Pennanen: Es ist wichtig, am Puls der Zeit zu bleiben. Daher beschäftigen wir uns mit Food-Trends. Hier geht es aber noch um mehr. Eine ausgewogene, gesunde Kost ist entscheidend für das persönliche Wohlbefinden. Gleichzeitig können wir mit unserer Ernährung und unserem Einkaufsverhalten dazu beitragen, dass es auch unserem Planeten besser geht. Erwiesen ist, dass pflanzliche Nahrungsmittel das Klima deutlich weniger belasten als tierische Produkte wie Fleisch oder Kuhmilch. Im Rahmen unserer Nachhaltigkeitsstrategie möchten wir daher den Anteil von Nahrungsmitteln aus pflanzlichen Proteinquellen kontinuierlich ausbauen.
Können Sie dazu Zahlen nennen?
Baumann: Aktuell beläuft sich das Verhältnis von pflanzlichen zu tierischen Proteinquellen im Sortiment von Lidl Schweiz auf 16 Prozent pflanzlich zu 84 Prozent tierisch. Diese Zahlen haben wir erstmals für das Geschäftsjahr 2022 anhand eines volumenbasierten Ansatzes ermittelt. Im Rahmen unserer Proteinstrategie haben wir uns nun das Ziel gesetzt, bis 2030 den Anteil pflanzenbasierter Proteinquellen auf 20 Prozent zu erhöhen.
Kommen wir noch einmal zurück auf Ihr Firmenjubiläum. Was wünschen Sie sich zum 15. Geburtstag von Lidl Schweiz?
Pennanen: Einerseits wünsche ich mir, dass wir weiterhin einen respektvollen Umgang miteinander und mit der Natur pflegen. Andererseits möchten wir noch mehr Kunden für unser nachhaltiges Geschäftsmodell begeistern können und bei unseren Stakeholdern – unseren Kunden, Lieferanten und Mitarbeitenden – immer die erste Wahl bleiben.

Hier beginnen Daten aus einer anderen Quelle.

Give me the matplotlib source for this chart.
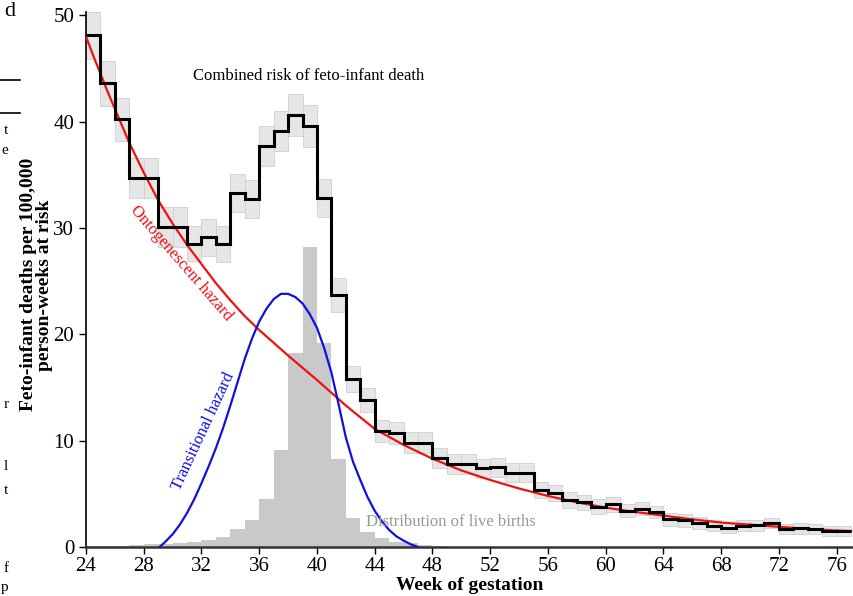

Baumann: Mein Wunsch ist, dass wir auch in Zukunft mit ungebrochenem Elan am Thema Nachhaltigkeit dranbleiben, um unsere ambitionierten Ziele erreichen zu können. Dazu gehört zum Beispiel auch, die Lebensmittelabfälle hierzulande bis 2030 auf die Hälfte zu reduzieren. Als schweizweit aktiver Detailhändler haben wir die Chance, vieles zu bewegen. Diese Chance wollen wir nutzen.